Hal-hal seperti itu, menurut dia, yang bisa mendukung pertumbuhan ekonomi bukan hanya 5-6 persen, tapi bisa mencapai 6-8 persen. Apalagi, untuk mewujudkan Indonesia Emas 2045 sulit dicapai, apabila pertumbuhan ekonomi hanya 5-6 persen saja.
"Sebenarnya Bapak Presiden Republik Indonesia sudah mengubah dari land scape pembangunan Indonesia. Jadi kita semua bukan start dari nol, tapi sudah ada infrastruktur yang sudah dibangun oleh Bapak Presiden Jokowi untuk mencapai Indonesia Emas 2045," tuturnya.

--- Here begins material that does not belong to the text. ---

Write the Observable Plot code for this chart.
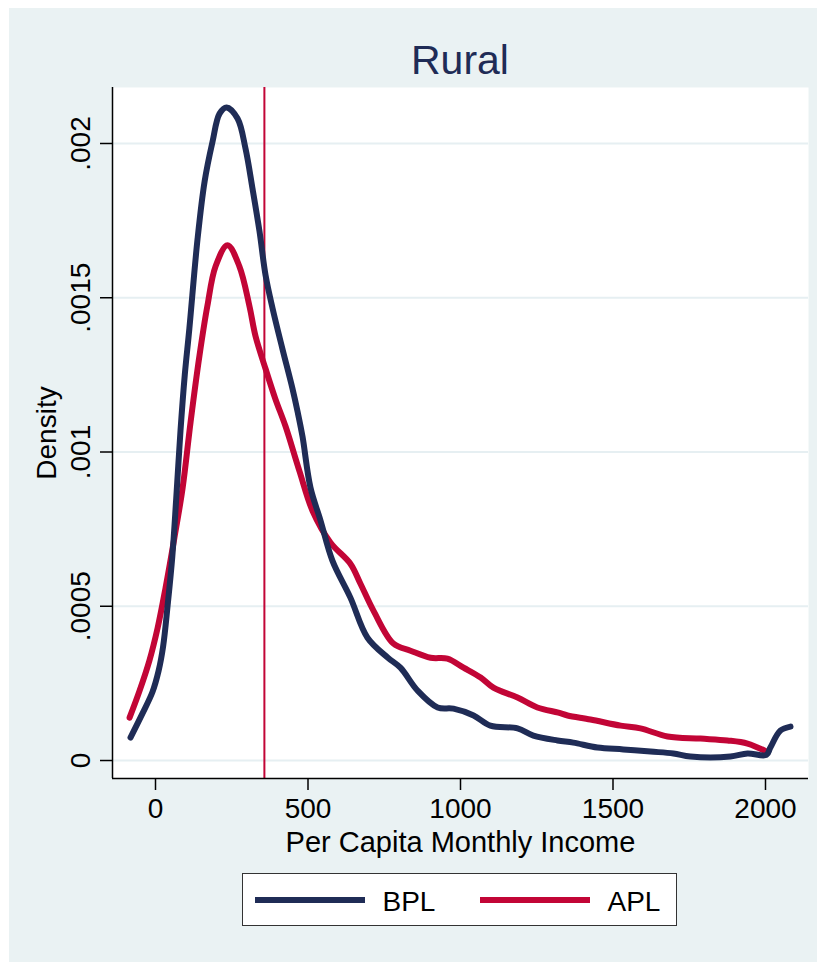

"Indonesia Emas 2045 tidak akan terjadi kalau pertumbuhan ekonomi di setiap daerah hanya 5-6 persen, tapi minimal pertumbuhan ekonomi harus 6-8 persen," sambungnya.
Menurut Bahtiar, sejauh ini ada ketimpangan antara jalur laut maupun jalur udara di kawasan timur Indonesia. Untuk menjawab ketimpangan tersebut, dibutuhkan gerakan bagaimana menciptakan produk secara massal agar bisa diekspor ke pasar dunia.
"Memang ada ketimpangan antara arus jalur laut maupun udara di KTI. Selama ini mutar-mutar terus tidak bisa diselesaikan. Ini harus dipikirkan bersama," terangnya.
Sementara itu, Ketua Umum Pokja Forum Bappeda KTI, Winarni Monoarfa, menjelaskan, saat ini sudah dibahas bagaimana rancangan pembangunan di KTI untuk menyambut Indonesia Emas 2045.
"Izin Bapak Gubernur, kami sudah berdiskusi dengan kepala bappeda provinsi se-KTI terkait pembangunan di KTI ini," kata Prof Winarni.
Sejauh ini, kata dia, rencana pembangunan sudah ada sinkronisasi Rencana Pembangunan Jangka Panjang Daerah (RPJPD) terhadap rancangan akhir Rencana Pembangunan Jangka Panjang Nasional (RPJPN) 2025.
"Kami sudah berbicara dari berbagi wilayah mulai dari Papua, Nusa Tenggara Barat, Nusa Tenggara Timur, Sulawesi dan Maluku," tutupnya.